GOAL: Take the data that follows and retype it word for word.

PROVIDED MATERIAL:
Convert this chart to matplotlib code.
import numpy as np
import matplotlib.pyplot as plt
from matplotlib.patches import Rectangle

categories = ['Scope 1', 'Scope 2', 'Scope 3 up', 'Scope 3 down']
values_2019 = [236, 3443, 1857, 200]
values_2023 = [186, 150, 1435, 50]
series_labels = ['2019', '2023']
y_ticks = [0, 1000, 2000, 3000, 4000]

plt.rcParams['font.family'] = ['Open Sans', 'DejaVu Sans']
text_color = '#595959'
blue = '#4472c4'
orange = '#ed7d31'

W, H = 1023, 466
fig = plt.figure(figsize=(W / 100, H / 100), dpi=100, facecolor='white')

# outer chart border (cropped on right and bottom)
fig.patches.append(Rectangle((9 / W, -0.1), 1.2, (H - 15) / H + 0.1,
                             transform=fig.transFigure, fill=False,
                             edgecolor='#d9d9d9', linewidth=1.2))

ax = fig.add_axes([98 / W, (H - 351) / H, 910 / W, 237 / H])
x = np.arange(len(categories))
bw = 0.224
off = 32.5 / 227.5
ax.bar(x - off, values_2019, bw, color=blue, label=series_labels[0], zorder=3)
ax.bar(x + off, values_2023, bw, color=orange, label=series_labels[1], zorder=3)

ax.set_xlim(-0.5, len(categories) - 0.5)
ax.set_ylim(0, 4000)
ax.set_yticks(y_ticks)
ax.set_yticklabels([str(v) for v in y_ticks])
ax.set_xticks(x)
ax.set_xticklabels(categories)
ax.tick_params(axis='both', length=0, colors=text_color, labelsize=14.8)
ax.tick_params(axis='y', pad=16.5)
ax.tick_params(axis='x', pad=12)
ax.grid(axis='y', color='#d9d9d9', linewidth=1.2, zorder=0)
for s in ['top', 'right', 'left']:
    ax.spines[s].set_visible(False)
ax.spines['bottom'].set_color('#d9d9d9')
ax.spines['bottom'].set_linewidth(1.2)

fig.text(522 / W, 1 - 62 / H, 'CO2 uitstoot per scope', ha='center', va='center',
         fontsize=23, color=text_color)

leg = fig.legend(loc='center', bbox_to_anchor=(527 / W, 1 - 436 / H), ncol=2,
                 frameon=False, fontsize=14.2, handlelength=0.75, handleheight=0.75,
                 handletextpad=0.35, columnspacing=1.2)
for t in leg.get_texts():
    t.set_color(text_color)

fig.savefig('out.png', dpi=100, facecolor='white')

CORRECT ANSWER:
Convert this chart to matplotlib code.
import numpy as np
import matplotlib.pyplot as plt
from matplotlib.patches import Rectangle

categories = ['Scope 1', 'Scope 2', 'Scope 3 up', 'Scope 3 down']
values_2019 = [236, 3443, 1857, 200]
values_2023 = [186, 150, 1435, 50]
series_labels = ['2019', '2023']
y_ticks = [0, 1000, 2000, 3000, 4000]

plt.rcParams['font.family'] = ['Open Sans', 'DejaVu Sans']
text_color = '#595959'
blue = '#4472c4'
orange = '#ed7d31'

W, H = 1023, 466
fig = plt.figure(figsize=(W / 100, H / 100), dpi=100, facecolor='white')

# outer chart border (cropped on right and bottom)
fig.patches.append(Rectangle((9 / W, -0.1), 1.2, (H - 15) / H + 0.1,
                             transform=fig.transFigure, fill=False,
                             edgecolor='#d9d9d9', linewidth=1.2))

ax = fig.add_axes([98 / W, (H - 351) / H, 910 / W, 237 / H])
x = np.arange(len(categories))
bw = 0.224
off = 32.5 / 227.5
ax.bar(x - off, values_2019, bw, color=blue, label=series_labels[0], zorder=3)
ax.bar(x + off, values_2023, bw, color=orange, label=series_labels[1], zorder=3)

ax.set_xlim(-0.5, len(categories) - 0.5)
ax.set_ylim(0, 4000)
ax.set_yticks(y_ticks)
ax.set_yticklabels([str(v) for v in y_ticks])
ax.set_xticks(x)
ax.set_xticklabels(categories)
ax.tick_params(axis='both', length=0, colors=text_color, labelsize=14.8)
ax.tick_params(axis='y', pad=16.5)
ax.tick_params(axis='x', pad=12)
ax.grid(axis='y', color='#d9d9d9', linewidth=1.2, zorder=0)
for s in ['top', 'right', 'left']:
    ax.spines[s].set_visible(False)
ax.spines['bottom'].set_color('#d9d9d9')
ax.spines['bottom'].set_linewidth(1.2)

fig.text(522 / W, 1 - 62 / H, 'CO2 uitstoot per scope', ha='center', va='center',
         fontsize=23, color=text_color)

leg = fig.legend(loc='center', bbox_to_anchor=(527 / W, 1 - 436 / H), ncol=2,
                 frameon=False, fontsize=14.2, handlelength=0.75, handleheight=0.75,
                 handletextpad=0.35, columnspacing=1.2)
for t in leg.get_texts():
    t.set_color(text_color)

fig.savefig('out.png', dpi=100, facecolor='white')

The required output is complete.